Price no more a criteria to buy stocks on D-St; scores trade below face values
Some 186 stocks on NSE traded at a discount to their face values on June 24, 2019.
Face value is the nominal value of stock at the time of issuance or its original cost as shown on the certificate.
Some 186 stocks on NSE traded at a discount to their face values on June 24, 2019 against 56 on January 1, 2018 – a three-fold jump. Among the stocks trading below their face values, over 20 are from the textiles and engineering segments, 18 are from metals space and 10 from the real estate sector.
The polarisation in the broader market is stark. Benchmark Nifty has jumped 12 per cent since January 2018, while Nifty Midcap100 and Nifty Smallcap 250 indices have tumbled 17 per cent and 30 per cent, respectively.
As much as 98 per cent of the stocks have fallen up to 99 per cent in last year and a half. Ashapura Intimates Fashion fell the most at 99.30 per cent, LEEL Electricals is down 97 per cent, Reliance Communications 96 per cent, Punj Lloyd 95 per cent, Reliance Naval 93 per cent and Videocon Industries 92 per cent. These businesses have been crippled either by rising debt or issues with corporate governance.
Ashapura Intimates Fashion traded at Rs 2.07 on June 25 against Rs 452 on January 1, 2018; LEEL Electricals is down from Rs 286.50 to Rs 8.20 Reliance Communicatons is down at Rs 1.20 from Rs 35.40 and Reliance Naval has fallen to Rs 4 from Rs 65.20
The selloff may have left some stocks at mouth-watering prices, but analysts have advised investors to remain cautious and not try and nibble at just about any stock.
Most of these businesses are have been wrestling with issues ranging from poor corporate governance standards to bad accounting practices, rising debt and anemic earnings growth.
For instance, IL&FS group stocks have taken a heavy beating after some group companies defaulted in debt repayment last September. The group owed over Rs 90,000 crore as of March 2018. In October, the government superseded the IL&FS board and appointed a new one. Shares of
IL&FS Transportation and IL&FS Engineering are down over 90 per cent since January, 2018.
Claims of dues against Reliance Communications (RCom) have risen to Rs 57,382.50 crore with new entities, including some Reliance Anil Dhirubhai Ambani Group companies, joining the creditors’ list, according to a regulatory filing.
Reliance Power, Castex Technologies and Unitech are some of the other stocks which have declined over 90 per cent in this period. Unitech promoters were arrested by the economic offences wing of Delhi police in August, 2017, after homebuyers complained about non-delivery of apartments after taking significant amounts of money. Managing Director Sanjay Chandra has been in jail ever since. Castex’s, too, is a case of over-leveraging.
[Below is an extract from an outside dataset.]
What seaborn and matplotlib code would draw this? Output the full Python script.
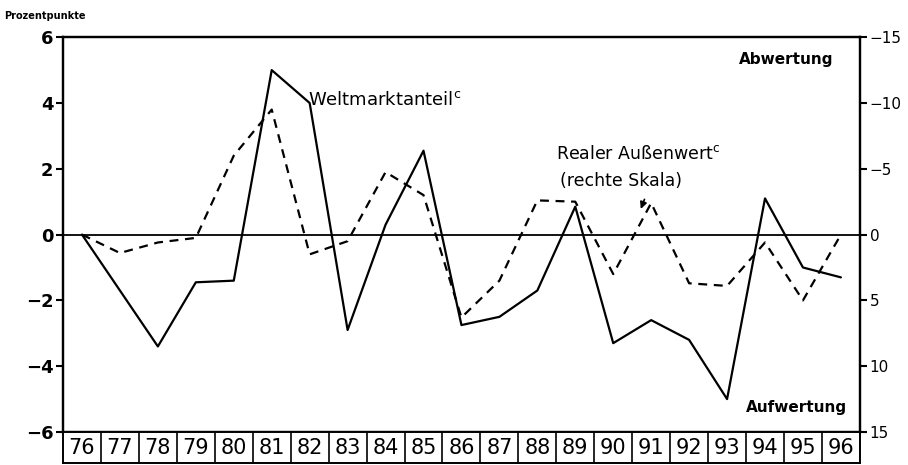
import pandas as pd
import seaborn as sns
import matplotlib.pyplot as plt

# values
years = list(range(76, 97))
year_labels = [str(y) for y in years]
weltmarktanteil = [0.0, -1.7, -3.4, -1.45, -1.4, 5.0, 4.0, -2.9, 0.3, 2.55, -2.75,
                   -2.5, -1.7, 0.85, -3.3, -2.6, -3.2, -5.0, 1.1, -1.0, -1.3]
# real exchange rate, right scale (inverted)
aussenwert = [0.0, 1.4, 0.6, 0.25, -6.0, -9.5, 1.5, 0.5, -4.75, -3.0, 6.3,
              3.5, -2.6, -2.5, 3.0, -2.4, 3.7, 3.9, 0.6, 5.0, 0.0]
left_ticks = [-6, -4, -2, 0, 2, 4, 6]
right_ticks = [-15, -10, -5, 0, 5, 10, 15]

df = pd.DataFrame({'jahr': years, 'welt': weltmarktanteil, 'aussen': aussenwert})

sns.set_style('ticks')
plt.rcParams['font.family'] = ['DejaVu Sans']
plt.rcParams['text.color'] = 'black'
plt.rcParams['xtick.color'] = 'black'
plt.rcParams['ytick.color'] = 'black'

fig = plt.figure(figsize=(9.08, 4.65), dpi=100)
ax = fig.add_axes([0.0694, 0.071, 0.8776, 0.849])
ax2 = ax.twinx()

sns.lineplot(data=df, x='jahr', y='welt', ax=ax, color='black', linewidth=1.6)
sns.lineplot(data=df, x='jahr', y='aussen', ax=ax2, color='black', linewidth=1.6)
ax2.lines[0].set_linestyle((0, (4, 3)))

ax.axhline(0, color='black', linewidth=1.3)
ax.set_xlim(75.5, 96.5)
ax.set_ylim(-6, 6)
ax2.set_ylim(15, -15)
ax.set_yticks(left_ticks)
ax2.set_yticks(right_ticks)
ax.set_xticks([])
ax.set_xlabel('')
ax.set_ylabel('')
ax2.set_ylabel('')
ax.tick_params(axis='y', labelsize=13, width=1.5, length=5, direction='out', pad=2,
               colors='black')
ax2.tick_params(axis='y', labelsize=11, width=1.5, length=5, direction='out', pad=2,
                colors='black')
for a in (ax, ax2):
    for s in a.spines.values():
        s.set_linewidth(1.6)
        s.set_color('black')
        s.set_visible(True)
for lab in ax.get_yticklabels():
    lab.set_fontweight('bold')

# year boxes below the plot
axb = fig.add_axes([0.0694, 0.004, 0.8776, 0.067], sharex=ax)
axb.set_ylim(0, 1)
axb.set_yticks([])
axb.tick_params(axis='x', length=0, labelbottom=False)
for s in axb.spines.values():
    s.set_linewidth(1.4)
    s.set_color('black')
for y, lab in zip(years, year_labels):
    axb.axvline(y + 0.5, color='black', linewidth=1.2)
    axb.text(y, 0.48, lab, ha='center', va='center', fontsize=15, color='black')

# annotations
ax.text(81.95, 4.1, 'Weltmarktanteil$^{\\rm c}$', fontsize=13, va='center', ha='left')
ax.text(88.5, 2.45, 'Realer Außenwert$^{\\rm c}$', fontsize=12.5, va='center', ha='left')
ax.text(88.6, 1.64, '(rechte Skala)', fontsize=12.5, va='center', ha='left')
ax.annotate('', xy=(90.7, 0.7), xytext=(90.85, 1.15),
            arrowprops=dict(arrowstyle='-|>', color='black', lw=1.2))
ax.text(95.8, 5.33, 'Abwertung', fontsize=11, fontweight='bold', ha='right', va='center')
ax.text(96.15, -5.27, 'Aufwertung', fontsize=11, fontweight='bold', ha='right', va='center')
fig.text(0.005, 0.965, 'Prozentpunkte', fontsize=7, fontweight='bold', ha='left', va='center')

fig.savefig('out.png', dpi=100)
“More money is going out of the stock market then what is coming in. The reasons are leverage investing from promoters and larger investors,” said Shyam Sekhar, Co-Founder of Chennai-based iThought.
He said institutional money is chasing larger parcels currently, which means people are chasing quality even at higher valuations.
“I don’t think this market is running for penny stocks. Investors should not chase this space, unless a company has extraordinary merit and is going to grow for next five years. Investing decisions should not be based on price only. We are bullish on the banking sector, considering the ongoing credit crisis,” he said
Quarterly losses are mounting for some companies. Anil Ambani’s Reliance Naval reported Rs 9,399 crore net loss for March quarter, while losses stood at Rs 7,767 crore for Reliance Communications, Rs 3,559 crore for Reliance Power, Rs 2,499 crore for Rolta India, Rs 1,425 crore for Essar Shipping and Rs 1,222 crore for Karuturi Global.
Meanwhile, there are interesting turnaround stories. Alok Industries posted Rs 6,106 crore profit for March quarter against Rs 1,320 crore loss a year ago; Tata Teleservices bounced back Rs 681 crore loss in Q4 of FY18 to report Rs 580 crore profit for Q4 of FY19, and United Bank of India turned around to post Rs 95 crore profit against Rs 260 crore a year ago.
Good companies with right corporate governance are attracting more money right now, says Ajay Jaiswal, president, strategies at Stewart & Mackertich Wealth Management.
“Investors should not invest in firms with even slightest issue of corporate governance. This kind of a market provides opportunities to pick quality stocks. Talks of slowdown in various sectors have also contributed to this fall. We like Tata Global Beverages, Praj Industries and select PSU names,” he said.